语义分组模块将CNN的最后一层卷积特征通道(用混合色块表示)分成不同的组(用不同的颜色表示)。全局特征及其子特征(分组特征)通过平均池化从排列的特征通道中获得。灰色块中的淡黄色块表示对应的子特征的预测类分布，这些子特征通过knowledge distillation（知识蒸馏）得到的全局特征的输出进行正则化。所有灰块只在训练阶段有效，而在测试阶段去除。为了清楚起见，省略了CNN的细节。

语义分组模块

在CNN的高层中需要使用多个filters来表示语义概念。因此，作者开发了一种正则化方法，将具有不同属性的filters分成不同的组来捕获语义概念。

$\mathbf{X}^{L^{\prime}}=\mathbf{A} \mathbf{X}^{L}=\mathbf{A} \mathbf{B} \mathbf{X}^{L-1}=\mathbf{W} \mathbf{X}^{L-1}$

$\mathbf{X}^{L^{\prime}}$ denotes the feature map with its feature channels arranged by a permutation operation
$\mathbf{A} \in \mathbb{R}^{C \times C}$ is a permutation matrix
$\mathbf{B} \in \mathbb{R}^{C \times \Omega}$ denotes the reshaped filters of layer $\mathbf{L}$,
$\mathbf{X}^{L-1} \in \mathbb{R}^{\Omega \times \Psi}$ denotes the reshaped feature of layer $\mathbf{L-1}$
$\mathbf{W}$ is a permutation of $\mathbf{B}$.
要获得具有语义的组，$\mathbf{A}$应该学会发现B的过滤器(行)之间的相似性。然而，要直接学习排列矩阵并不是一件容易的事。
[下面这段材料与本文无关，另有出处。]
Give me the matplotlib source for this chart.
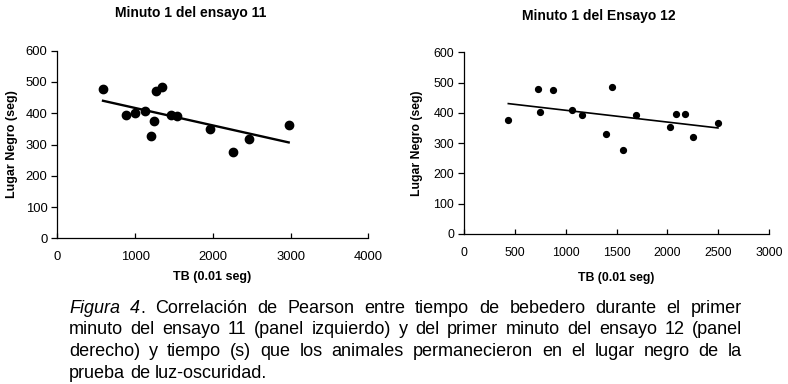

因此，作者直接通过约束$\mathbf{X}^{L^{\prime}}$的特征通道之间的关系来学习$\mathbf{W}$，从而绕过了学习$\mathbf{A}$的困难。为了达到效果，作者最大化了同一组中的特征通道之间的相关性，同时解除了不同组中的特征通道之间的相关性，依靠损失函数 LocalMaxGlobalMin loss：

$\mathcal{L}_{\text {group }}=\frac{1}{2}\left(\|\mathbf{D}\|_{F}^{2}-2\|\operatorname{diag}(\mathbf{D})\|_{2}^{2}\right)$

$\tilde{\mathbf{X}}_{i}^{L^{\prime}} \leftarrow \mathbf{X}_{i}^{L^{\prime}} /\left|\mathbf{X}_{i}^{L^{\prime}}\right|_{2}$作为一个normalized channel
$d_{i j}=\tilde{\mathbf{X}}_{i}^{L^{\prime T}} \tilde{\mathbf{X}}_{j}^{L^{\prime}}$
$\mathrm{D} \in \mathbb{R}^{G \times G}$
$\mathbf{D}$中的元素$\mathbf{D}_{m n}=\frac{1}{C_{m} C n} \sum_{i \in m, j \in n} d_{i j}$

LocalMaxGlobalMin loss 实现代码

class LocalMaxGlobalMin(nn.Module):

    def __init__(self, rho, nchannels, nparts=1, device='cpu'):
        super(LocalMaxGlobalMin, self).__init__()
        self.nparts = nparts
        self.device = device
        self.nchannels = nchannels
        self.rho = rho

        
        nlocal_channels_norm = nchannels // self.nparts
        reminder = nchannels % self.nparts
        nlocal_channels_last = nlocal_channels_norm
        if reminder != 0:
            nlocal_channels_last = nlocal_channels_norm + reminder
        
        # seps records the indices partitioning feature channels into separate parts
        seps = []
        sep_node = 0
        for i in range(self.nparts):
            if i != self.nparts-1:
                sep_node += nlocal_channels_norm                
                #seps.append(sep_node)
            else:
                sep_node += nlocal_channels_last                
            seps.append(sep_node)
        self.seps = seps
        
    def forward(self, x):  
        x = x.pow(2)
        intra_x = []
        inter_x = []
        for i in range(self.nparts):
            if i == 0:        
                intra_x.append((1 - x[:, :self.seps[i], :self.seps[i]]).mean()) 
            else:              
                intra_x.append((1 - x[:, self.seps[i-1]:self.seps[i], self.seps[i-1]:self.seps[i]]).mean())
                inter_x.append(x[:, self.seps[i-1]:self.seps[i], :self.seps[i-1]].mean())
        
        loss = self.rho * 0.5 * (sum(intra_x) / self.nparts + sum(inter_x) / (self.nparts*(self.nparts-1)/2)) 
                 

        return loss

特征增强模块

语义分组可以驱动不同组的特征在不同的语义(对象)部分上被激活。然而，这些部分的可识别性可能得不到保证。因此，需要引导这些语义组在具有很强区分度的对象部分上被激活。实现此效果的一种简单方法是匹配对象及其部分之间的预测分布(即知识蒸馏，我理解成全局和局部之间的分布学习)，匹配分布可以利用KL散度。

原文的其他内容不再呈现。